Way forward for Sri Lanka
What can Sri Lanka do to mitigate these effects from now on? And how can we avoid this abuse in the future? Transparent and structured borrowing approvals with parliamentary oversight is the answer. No single person or group or clan can borrow on behalf of GOSL, or commit the nation to years of heavy/unaffordable debt service. An Independent Debt office outside the Treasury and Central Bank with credible and competent professionals who understand the financial markets and who have the well-being of the country must be appointed. Future borrowing of all classes must have the majority agreement. Above all we need to educate our parliamentarians and send better educated people to parliament. When Sri Lanka gained independence in 1948, it was a prosperous country which the British left behind.
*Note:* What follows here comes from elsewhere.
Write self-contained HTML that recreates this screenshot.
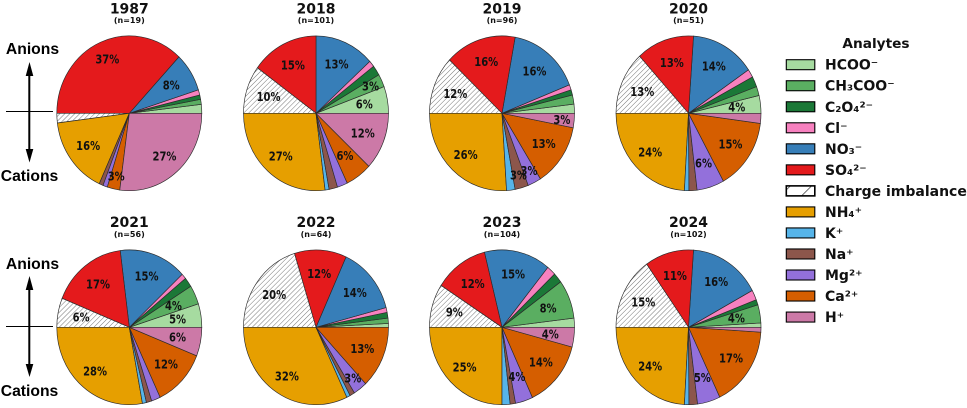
<!DOCTYPE html>
<html>
<head>
<meta charset="utf-8">
<title>Analytes pie charts</title>
<style>
html,body{margin:0;padding:0;background:#fff;}
svg{display:block;filter:blur(0.35px);}
text{font-family:"DejaVu Sans","Liberation Sans",sans-serif;font-weight:bold;fill:#111;}
.side{font-family:"Liberation Sans",sans-serif;font-size:15.7px;fill:#000;}
</style>
</head>
<body>
<svg id="chart" xmlns="http://www.w3.org/2000/svg" width="967" height="408" viewBox="0 0 967 408">
  <defs>
    <pattern id="hatch" patternUnits="userSpaceOnUse" width="3.5" height="3.5" patternTransform="rotate(-45)">
      <rect width="3.5" height="3.5" fill="#fff"/>
      <line x1="0" y1="0" x2="3.5" y2="0" stroke="#777" stroke-width="1"/>
    </pattern>
    <pattern id="hatch-legend" patternUnits="userSpaceOnUse" width="15" height="15" patternTransform="rotate(-45)">
      <rect width="15" height="15" fill="#fff"/>
      <line x1="0" y1="0" x2="15" y2="0" stroke="#111" stroke-width="1.2"/>
    </pattern>
  </defs>

  <g>
    <text class="side" x="32.5" y="54" text-anchor="middle">Anions</text>
    <text class="side" x="29.5" y="181" text-anchor="middle">Cations</text>
    <line x1="6" y1="111.5" x2="53" y2="111.5" stroke="#000" stroke-width="1"/>
    <line x1="29.3" y1="74" x2="29.3" y2="151" stroke="#000" stroke-width="2"/>
    <polygon points="29.5,62 25.7,76 33.3,76" fill="#000"/>
    <polygon points="29.5,162.5 25.7,149 33.3,149" fill="#000"/>
  </g>
  <g>
    <text class="side" x="32.5" y="269" text-anchor="middle">Anions</text>
    <text class="side" x="29.5" y="396" text-anchor="middle">Cations</text>
    <line x1="6" y1="326.5" x2="53" y2="326.5" stroke="#000" stroke-width="1"/>
    <line x1="29.3" y1="288" x2="29.3" y2="366" stroke="#000" stroke-width="2"/>
    <polygon points="29.5,276 25.7,290 33.3,290" fill="#000"/>
    <polygon points="29.5,377 25.7,364 33.3,364" fill="#000"/>
  </g>

  <g id="pies"></g>
  <g id="legend"></g>
</svg>

<script>
// Chart data: percent of ion balance, order = analytes
const analytes = ['HCOO\u207B','CH\u2083COO\u207B','C\u2082O\u2084\u00B2\u207B','Cl\u207B','NO\u2083\u207B','SO\u2084\u00B2\u207B','Charge imbalance','NH\u2084\u207A','K\u207A','Na\u207A','Mg\u00B2\u207A','Ca\u00B2\u207A','H\u207A'];
const analyteKeys = ['hcoo','ch3coo','c2o4','cl','no3','so4','charge-imbalance','nh4','k','na','mg','ca','h'];
const analyteColors = ['#a6dba0','#5aae61','#1b7837','#f781bf','#377eb8','#e41a1c','url(#hatch)','#e69f00','#56b4e9','#8c564b','#9370db','#d55e00','#cc79a7'];
const years = ['1987','2018','2019','2020','2021','2022','2023','2024'];
const sampleCounts = [19,101,96,51,56,64,104,102];
const values1987 = [1.85,1.05,0.9,1.1,8.1,37,2,16.2,0,0.9,1,2.8,27.1];
const values2018 = [5.6,2.7,2.1,1.3,13.3,15,10,27,0.9,1.9,2.3,5.9,12];
const values2019 = [1.9,1.9,1.1,1.1,16.1,15.8,12.1,26,1.9,3,3,13.1,3];
const values2020 = [3.7,1.9,2.2,1.7,14.4,12.9,13.2,24.1,1,1.8,6.1,14.9,2.1];
const values2021 = [4.9,4,2,1.1,15,16.9,6.1,27.9,0.9,1.2,2,12,6];
const values2022 = [0.8,1.1,1.2,1,14.1,11.6,20.2,32,0.8,1.1,3.1,13,0];
const values2023 = [1.9,8.1,2.1,2,14.8,12,9.1,25,1.8,1.2,3.9,14,4.1];
const values2024 = [0.9,3.8,1.1,2.1,16,10.9,15.2,24.1,1,1.9,5.1,16.9,1];
const seriesByYear = [values1987,values2018,values2019,values2020,values2021,values2022,values2023,values2024];

const NS = 'http://www.w3.org/2000/svg';
const COL_X = [129.3,316,502,688.5];
const ROW_Y = [113.3,327.3];
const ROW_TITLE_Y = [13.5,227];
const ROW_N_Y = [23,237];
const RX = 72.5, RY = 77.4;

function svgEl(tag, parent){
  const el = document.createElementNS(NS, tag);
  parent.appendChild(el);
  return el;
}
// angle scale: cumulative percent -> radians, counter-clockwise from east
function angleOf(cum, total){ return cum / total * 2 * Math.PI; }
function labelRadius(p){ return p < 3.5 ? 0.83 : 0.66 + 0.0028 * p; }

function drawPie(i){
  const vals = seriesByYear[i];
  const cx = COL_X[i % 4], row = Math.floor(i / 4), cy = ROW_Y[row];
  const total = vals.reduce((a,b)=>a+b,0);
  const g = svgEl('g', document.getElementById('pies'));
  
  

  const title = svgEl('text', g);
  
  
  title.setAttribute('x', cx);
  title.setAttribute('y', ROW_TITLE_Y[row]);
  title.setAttribute('text-anchor', 'middle');
  title.setAttribute('font-size', '14');
  title.textContent = years[i];

  const nText = svgEl('text', g);
  
  
  nText.setAttribute('x', cx);
  nText.setAttribute('y', ROW_N_Y[row]);
  nText.setAttribute('text-anchor', 'middle');
  nText.setAttribute('font-size', '8');
  nText.textContent = '(n=' + sampleCounts[i] + ')';

  let cum = 0;
  const labels = [];
  vals.forEach((v, k) => {
    const a0 = angleOf(cum, total);
    cum += v;
    const a1 = angleOf(cum, total);
    if (v <= 0) return;
    const x0 = cx + RX * Math.cos(a0), y0 = cy - RY * Math.sin(a0);
    const x1 = cx + RX * Math.cos(a1), y1 = cy - RY * Math.sin(a1);
    const large = (a1 - a0) > Math.PI ? 1 : 0;
    const wedge = svgEl('path', g);
    
    
    wedge.setAttribute('d', 'M' + cx + ' ' + cy + 'L' + x0.toFixed(2) + ' ' + y0.toFixed(2) + 'A' + RX + ' ' + RY + ' 0 ' + large + ' 0 ' + x1.toFixed(2) + ' ' + y1.toFixed(2) + 'Z');
    wedge.setAttribute('fill', analyteColors[k]);
    wedge.setAttribute('stroke', '#2a2a2a');
    wedge.setAttribute('stroke-width', '0.65');
    const pct = v / total * 100;
    if (Math.round(pct) >= 3) {
      const mid = (a0 + a1) / 2, rr = labelRadius(pct);
      labels.push({x: cx + rr * RX * Math.cos(mid), y: cy - rr * RY * Math.sin(mid), t: Math.round(pct) + '%', key: analyteKeys[k]});
    }
  });
  labels.forEach(l => {
    const t = svgEl('text', g);
    
    
    t.setAttribute('transform', 'translate(' + l.x.toFixed(2) + ' ' + (l.y + 4.4).toFixed(2) + ') scale(1 1.2)');
    t.setAttribute('text-anchor', 'middle');
    t.setAttribute('font-size', '10');
    t.textContent = l.t;
  });
}
years.forEach((y, i) => drawPie(i));

function drawLegend(){
  const lg = document.getElementById('legend');
  const head = svgEl('text', lg);
  
  
  head.setAttribute('x', 876);
  head.setAttribute('y', 48);
  head.setAttribute('text-anchor', 'middle');
  head.setAttribute('font-size', '13.7');
  head.textContent = 'Analytes';
  analytes.forEach((name, k) => {
    const yc = 64.7 + k * 21.03;
    const entry = svgEl('g', lg);
    
    
    const sw = svgEl('rect', entry);
    
    
    sw.setAttribute('x', 786.3);
    sw.setAttribute('y', yc - 5);
    sw.setAttribute('width', 28.5);
    sw.setAttribute('height', 10);
    sw.setAttribute('fill', k === 6 ? 'url(#hatch-legend)' : analyteColors[k]);
    sw.setAttribute('stroke', '#000');
    sw.setAttribute('stroke-width', k === 6 ? '1.6' : '1.1');
    const label = svgEl('text', entry);
    
    
    label.setAttribute('x', 825);
    label.setAttribute('y', yc + 5);
    label.setAttribute('font-size', '14');
    label.textContent = name;
  });
}
drawLegend();
</script>
</body>
</html>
We did not have forex reserves issues nor did we seek the support of the IMF for emergency financing and we had a good civil service (best in South Asia). Our leaders and super bureaucrats politicised every aspect of the country’s governance, and as a result we did not create a system to hold our bureaucrats and politicians accountable or a meritocracy. Today we need a vehicle to attract the best human capital for decision making, and there must be a process to hold politicians and super bureaucrats accountable for their actions and corrupt decisions even after their tenures.